We now bring a mass dm from infinity and add to this. Therefore, the work done in bringing the mass dm to a point on the surface of the sphere,
$dW=Vdm={\displaystyle \frac{-Gmdm}{R}}$
To find out the total work done in creating a mass of M, we integrate from 0 to M.
$U={\int }_0^M{\displaystyle \frac{-Gm}{R}}dm={\displaystyle \frac{-G}{R}}{\left({\displaystyle \frac{m^2}{2}}\right)}_0^M={\displaystyle \frac{-G{M}^2}{2R}}$

This is nothing but the gravitational self potential energy of the spherical shell of mass M and radius R.

(b) For the case of a solid sphere of radius R, there is a uniform mass distribution inside the sphere so it is not as simple as for the case of a shell. The density of the sphere has to be:
$d={\displaystyle \frac{M}{volume}}={\displaystyle \frac{M}{(4/3)\pi R^3}}$

Now, in case of solid sphere, we perform mass additions in the form of shells of radius r, thickness dr so, we can write:
$dm=d\times 4\pi r^{2}dr$,
assuming the volume of the shell to be simply $4\pi r^{2}dr$.
Before adding this shell there was an initial mass m in the system constituting a sphere of radius r which is written as:
$m=d\times {\displaystyle \frac{4}{3}}\pi r^3$ .
Work done in addition of the shell to this mass m is:
$dW=Vdm={\displaystyle \frac{-Gmdm}{r}}$ .
Upon substituting for m and dm we get:
$dW={\displaystyle \frac{-16}{3}}G{\pi }^2{d}^2{r}^{4}dr$ .
Integrating on r from the limits 0 to R, we get:
$U={\displaystyle \frac{-16}{3}}G{\pi }^2{d}^2{\int }_0^R{r}^{4}dr$
$U={\displaystyle \frac{-16}{3}}G{\pi }^2{d}^2{\left({\displaystyle \frac{r^5}{5}}\right)}_0^R$
Upon keeping the limits and substituting the value of d, we get the:
$U={\displaystyle \frac{-16}{3}}G{\pi }^2{\left({\displaystyle \frac{M}{(4/3)\pi R^3}}\right)}^2\left({\displaystyle \frac{R^5}{5}}\right)={\displaystyle \frac{-3G{M}^2}{5R}}$ .

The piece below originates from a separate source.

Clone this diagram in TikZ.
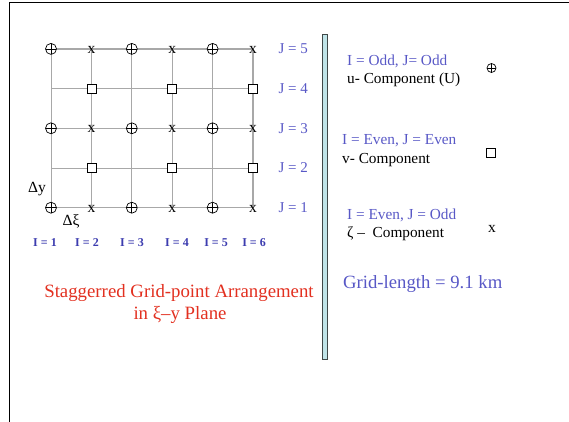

This is the required gravitational self potential energy for the case of a solid sphere.
So, for the case of (a) a thin uniform shell we have ${\displaystyle \frac{-G{M}^2}{2R}}$ and for the case of (b) a uniform sphere of mass m and radius R we have ${\displaystyle \frac{-3G{M}^2}{5R}}$.

Note:
Consider the case of electric potential, work done on a charge to bring it from infinity to a point in the vicinity of another charge with potential V is qV. Gravitational force is the force acting between masses therefore we wrote work to be Vdm. One can perform dimensional analysis if any confusion is present regarding this formula.